[Data records]
.....

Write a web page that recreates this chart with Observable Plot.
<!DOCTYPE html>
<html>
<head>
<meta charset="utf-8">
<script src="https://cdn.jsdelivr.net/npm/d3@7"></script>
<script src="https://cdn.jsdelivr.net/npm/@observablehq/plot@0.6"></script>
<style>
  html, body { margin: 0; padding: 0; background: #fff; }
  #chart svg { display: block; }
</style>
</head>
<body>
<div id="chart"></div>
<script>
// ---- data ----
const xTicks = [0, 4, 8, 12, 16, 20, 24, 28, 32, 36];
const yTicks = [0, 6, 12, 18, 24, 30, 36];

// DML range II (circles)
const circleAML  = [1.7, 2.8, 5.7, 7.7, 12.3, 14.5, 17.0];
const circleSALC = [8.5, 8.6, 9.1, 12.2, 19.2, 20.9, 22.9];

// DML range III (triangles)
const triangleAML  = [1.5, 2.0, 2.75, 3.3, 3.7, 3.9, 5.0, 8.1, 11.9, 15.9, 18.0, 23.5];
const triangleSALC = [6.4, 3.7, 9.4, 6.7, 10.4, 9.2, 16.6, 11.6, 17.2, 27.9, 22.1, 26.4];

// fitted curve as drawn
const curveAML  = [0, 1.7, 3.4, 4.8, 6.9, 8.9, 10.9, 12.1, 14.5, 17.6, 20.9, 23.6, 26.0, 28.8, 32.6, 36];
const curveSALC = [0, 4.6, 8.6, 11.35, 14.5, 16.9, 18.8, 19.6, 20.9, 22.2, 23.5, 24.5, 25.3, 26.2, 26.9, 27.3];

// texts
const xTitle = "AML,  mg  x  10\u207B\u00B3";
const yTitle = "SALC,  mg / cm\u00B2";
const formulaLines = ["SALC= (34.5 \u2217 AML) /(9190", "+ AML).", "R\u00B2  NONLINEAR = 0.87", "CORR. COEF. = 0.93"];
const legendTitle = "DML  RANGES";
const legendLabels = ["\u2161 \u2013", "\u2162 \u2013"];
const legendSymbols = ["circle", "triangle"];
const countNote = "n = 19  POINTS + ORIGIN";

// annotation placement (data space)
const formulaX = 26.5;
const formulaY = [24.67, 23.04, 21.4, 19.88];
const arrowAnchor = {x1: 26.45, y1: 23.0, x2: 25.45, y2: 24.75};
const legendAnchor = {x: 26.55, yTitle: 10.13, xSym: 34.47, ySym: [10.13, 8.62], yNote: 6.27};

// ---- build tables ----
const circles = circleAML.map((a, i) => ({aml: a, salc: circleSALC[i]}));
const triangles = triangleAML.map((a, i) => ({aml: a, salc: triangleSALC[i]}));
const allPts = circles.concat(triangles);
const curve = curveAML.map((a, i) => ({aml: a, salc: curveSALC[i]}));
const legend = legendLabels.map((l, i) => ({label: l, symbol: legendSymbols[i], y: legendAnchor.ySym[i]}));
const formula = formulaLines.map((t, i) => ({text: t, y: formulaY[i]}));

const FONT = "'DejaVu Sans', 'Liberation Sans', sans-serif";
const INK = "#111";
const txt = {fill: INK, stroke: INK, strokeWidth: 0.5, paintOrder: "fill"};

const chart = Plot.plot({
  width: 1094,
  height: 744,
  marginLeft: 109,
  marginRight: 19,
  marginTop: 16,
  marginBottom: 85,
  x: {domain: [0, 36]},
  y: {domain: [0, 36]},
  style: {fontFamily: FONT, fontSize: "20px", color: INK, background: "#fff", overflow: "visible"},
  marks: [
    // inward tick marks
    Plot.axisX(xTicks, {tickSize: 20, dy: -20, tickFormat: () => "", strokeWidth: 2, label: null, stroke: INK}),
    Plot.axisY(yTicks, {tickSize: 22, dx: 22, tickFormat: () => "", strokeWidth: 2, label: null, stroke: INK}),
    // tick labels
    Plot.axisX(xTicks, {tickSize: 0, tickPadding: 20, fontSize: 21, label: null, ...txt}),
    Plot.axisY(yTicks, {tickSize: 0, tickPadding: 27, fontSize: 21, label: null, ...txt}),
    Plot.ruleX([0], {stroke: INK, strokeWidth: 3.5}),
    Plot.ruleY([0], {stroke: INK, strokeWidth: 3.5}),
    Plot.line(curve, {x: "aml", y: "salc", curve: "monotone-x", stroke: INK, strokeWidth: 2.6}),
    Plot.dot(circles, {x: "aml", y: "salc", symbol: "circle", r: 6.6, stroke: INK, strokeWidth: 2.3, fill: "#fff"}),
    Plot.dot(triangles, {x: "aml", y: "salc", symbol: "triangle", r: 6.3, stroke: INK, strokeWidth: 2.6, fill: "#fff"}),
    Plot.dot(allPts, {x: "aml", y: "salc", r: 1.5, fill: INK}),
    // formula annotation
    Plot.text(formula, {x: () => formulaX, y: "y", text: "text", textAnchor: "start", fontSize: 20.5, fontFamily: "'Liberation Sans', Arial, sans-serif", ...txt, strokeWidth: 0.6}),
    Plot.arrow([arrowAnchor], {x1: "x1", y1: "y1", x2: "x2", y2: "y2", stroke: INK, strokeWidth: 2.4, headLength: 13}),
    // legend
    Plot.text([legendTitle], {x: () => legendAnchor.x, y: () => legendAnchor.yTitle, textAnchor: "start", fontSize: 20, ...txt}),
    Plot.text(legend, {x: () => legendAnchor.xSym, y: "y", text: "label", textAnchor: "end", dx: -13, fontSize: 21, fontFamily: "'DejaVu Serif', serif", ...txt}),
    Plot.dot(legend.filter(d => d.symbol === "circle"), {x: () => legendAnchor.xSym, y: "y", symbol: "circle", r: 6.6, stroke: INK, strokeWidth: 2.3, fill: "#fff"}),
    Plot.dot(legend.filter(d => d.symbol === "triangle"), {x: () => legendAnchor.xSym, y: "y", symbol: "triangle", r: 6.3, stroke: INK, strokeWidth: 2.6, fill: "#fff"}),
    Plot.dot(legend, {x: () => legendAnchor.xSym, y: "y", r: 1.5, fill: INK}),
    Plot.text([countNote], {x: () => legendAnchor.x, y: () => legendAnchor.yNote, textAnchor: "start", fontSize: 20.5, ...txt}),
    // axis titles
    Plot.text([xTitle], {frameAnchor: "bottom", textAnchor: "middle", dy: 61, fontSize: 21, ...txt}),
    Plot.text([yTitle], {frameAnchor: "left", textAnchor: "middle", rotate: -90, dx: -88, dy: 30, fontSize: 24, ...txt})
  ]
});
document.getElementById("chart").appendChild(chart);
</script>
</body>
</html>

.....

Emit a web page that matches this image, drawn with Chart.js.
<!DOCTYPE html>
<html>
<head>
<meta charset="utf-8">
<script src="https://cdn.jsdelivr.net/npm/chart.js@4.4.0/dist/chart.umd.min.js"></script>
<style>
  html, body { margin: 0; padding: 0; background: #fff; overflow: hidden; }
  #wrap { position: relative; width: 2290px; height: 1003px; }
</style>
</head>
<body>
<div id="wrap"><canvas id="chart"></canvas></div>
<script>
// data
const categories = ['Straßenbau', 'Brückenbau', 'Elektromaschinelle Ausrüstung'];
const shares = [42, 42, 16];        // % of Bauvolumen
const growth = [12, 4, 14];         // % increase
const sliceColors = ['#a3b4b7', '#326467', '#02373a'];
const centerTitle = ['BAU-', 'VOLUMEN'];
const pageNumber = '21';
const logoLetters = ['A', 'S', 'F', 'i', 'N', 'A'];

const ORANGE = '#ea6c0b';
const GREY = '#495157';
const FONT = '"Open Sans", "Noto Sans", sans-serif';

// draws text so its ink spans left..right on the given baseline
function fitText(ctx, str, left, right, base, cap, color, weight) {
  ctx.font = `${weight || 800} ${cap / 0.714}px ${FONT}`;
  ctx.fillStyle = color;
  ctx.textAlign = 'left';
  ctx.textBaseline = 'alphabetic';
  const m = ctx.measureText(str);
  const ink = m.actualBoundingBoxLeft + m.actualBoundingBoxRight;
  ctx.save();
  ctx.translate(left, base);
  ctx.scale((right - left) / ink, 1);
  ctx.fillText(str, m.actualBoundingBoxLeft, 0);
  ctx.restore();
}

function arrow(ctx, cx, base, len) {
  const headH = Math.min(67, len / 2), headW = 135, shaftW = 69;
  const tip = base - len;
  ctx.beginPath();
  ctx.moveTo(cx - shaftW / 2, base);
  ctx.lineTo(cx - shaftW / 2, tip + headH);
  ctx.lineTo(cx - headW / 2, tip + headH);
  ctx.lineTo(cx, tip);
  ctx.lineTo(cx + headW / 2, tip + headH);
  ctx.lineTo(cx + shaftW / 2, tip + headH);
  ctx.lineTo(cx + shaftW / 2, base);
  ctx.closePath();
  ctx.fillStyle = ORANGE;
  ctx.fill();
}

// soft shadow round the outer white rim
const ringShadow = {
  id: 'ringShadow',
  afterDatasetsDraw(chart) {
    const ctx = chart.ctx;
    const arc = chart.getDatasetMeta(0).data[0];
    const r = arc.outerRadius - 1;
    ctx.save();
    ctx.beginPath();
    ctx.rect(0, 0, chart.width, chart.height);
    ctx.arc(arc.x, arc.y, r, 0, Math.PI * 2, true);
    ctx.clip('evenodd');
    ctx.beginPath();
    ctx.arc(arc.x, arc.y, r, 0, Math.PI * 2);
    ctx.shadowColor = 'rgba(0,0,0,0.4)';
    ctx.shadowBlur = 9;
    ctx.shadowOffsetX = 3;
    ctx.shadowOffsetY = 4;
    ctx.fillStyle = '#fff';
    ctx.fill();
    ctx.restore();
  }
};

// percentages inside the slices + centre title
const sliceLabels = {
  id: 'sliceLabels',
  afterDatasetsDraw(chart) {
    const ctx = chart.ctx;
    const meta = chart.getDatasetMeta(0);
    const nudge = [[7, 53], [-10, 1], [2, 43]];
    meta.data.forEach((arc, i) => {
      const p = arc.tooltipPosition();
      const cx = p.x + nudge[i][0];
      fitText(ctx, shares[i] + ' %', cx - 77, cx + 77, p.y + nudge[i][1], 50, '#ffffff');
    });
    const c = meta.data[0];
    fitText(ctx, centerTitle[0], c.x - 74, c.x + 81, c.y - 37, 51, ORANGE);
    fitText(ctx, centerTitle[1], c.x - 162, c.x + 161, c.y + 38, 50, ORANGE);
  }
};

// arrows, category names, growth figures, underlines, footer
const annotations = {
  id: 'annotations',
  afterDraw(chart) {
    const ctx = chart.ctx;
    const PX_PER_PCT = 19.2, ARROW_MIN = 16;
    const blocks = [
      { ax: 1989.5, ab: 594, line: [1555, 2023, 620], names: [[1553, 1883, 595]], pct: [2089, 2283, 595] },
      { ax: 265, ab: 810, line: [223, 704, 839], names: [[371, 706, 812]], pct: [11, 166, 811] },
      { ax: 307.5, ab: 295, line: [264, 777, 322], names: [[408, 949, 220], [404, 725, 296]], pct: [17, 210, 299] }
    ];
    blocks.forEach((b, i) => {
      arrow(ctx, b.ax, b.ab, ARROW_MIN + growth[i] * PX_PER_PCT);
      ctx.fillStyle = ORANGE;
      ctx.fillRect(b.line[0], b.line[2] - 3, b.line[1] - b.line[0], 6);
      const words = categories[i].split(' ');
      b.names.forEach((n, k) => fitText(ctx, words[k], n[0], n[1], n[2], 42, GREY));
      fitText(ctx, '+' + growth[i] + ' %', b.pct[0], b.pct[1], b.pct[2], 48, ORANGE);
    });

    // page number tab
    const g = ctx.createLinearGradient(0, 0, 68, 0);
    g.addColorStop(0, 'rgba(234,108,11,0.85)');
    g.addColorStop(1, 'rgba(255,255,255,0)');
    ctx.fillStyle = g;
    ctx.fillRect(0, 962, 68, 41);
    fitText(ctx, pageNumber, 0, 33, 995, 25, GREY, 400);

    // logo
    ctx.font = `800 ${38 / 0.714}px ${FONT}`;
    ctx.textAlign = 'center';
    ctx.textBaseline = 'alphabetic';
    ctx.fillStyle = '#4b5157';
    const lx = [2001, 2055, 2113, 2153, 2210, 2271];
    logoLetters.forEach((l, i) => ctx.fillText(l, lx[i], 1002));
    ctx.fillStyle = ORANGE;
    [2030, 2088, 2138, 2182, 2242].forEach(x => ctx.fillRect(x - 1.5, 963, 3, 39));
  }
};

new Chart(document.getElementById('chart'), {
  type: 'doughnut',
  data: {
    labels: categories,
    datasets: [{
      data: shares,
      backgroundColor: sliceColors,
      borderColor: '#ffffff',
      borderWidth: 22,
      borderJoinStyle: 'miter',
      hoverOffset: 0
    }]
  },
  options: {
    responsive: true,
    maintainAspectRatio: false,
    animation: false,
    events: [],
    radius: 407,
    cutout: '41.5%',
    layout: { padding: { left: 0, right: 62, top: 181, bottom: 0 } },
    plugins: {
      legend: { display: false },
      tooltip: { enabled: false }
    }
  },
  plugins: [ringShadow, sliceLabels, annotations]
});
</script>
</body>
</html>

.....

Begin at the line that has "Write a web"; stop after the line that has "const yTicks = [0, 6, 12, 18, 24, 30, 36];". Copy every line in that span exactly.

Write a web page that recreates this chart with Observable Plot.
<!DOCTYPE html>
<html>
<head>
<meta charset="utf-8">
<script src="https://cdn.jsdelivr.net/npm/d3@7"></script>
<script src="https://cdn.jsdelivr.net/npm/@observablehq/plot@0.6"></script>
<style>
  html, body { margin: 0; padding: 0; background: #fff; }
  #chart svg { display: block; }
</style>
</head>
<body>
<div id="chart"></div>
<script>
// ---- data ----
const xTicks = [0, 4, 8, 12, 16, 20, 24, 28, 32, 36];
const yTicks = [0, 6, 12, 18, 24, 30, 36];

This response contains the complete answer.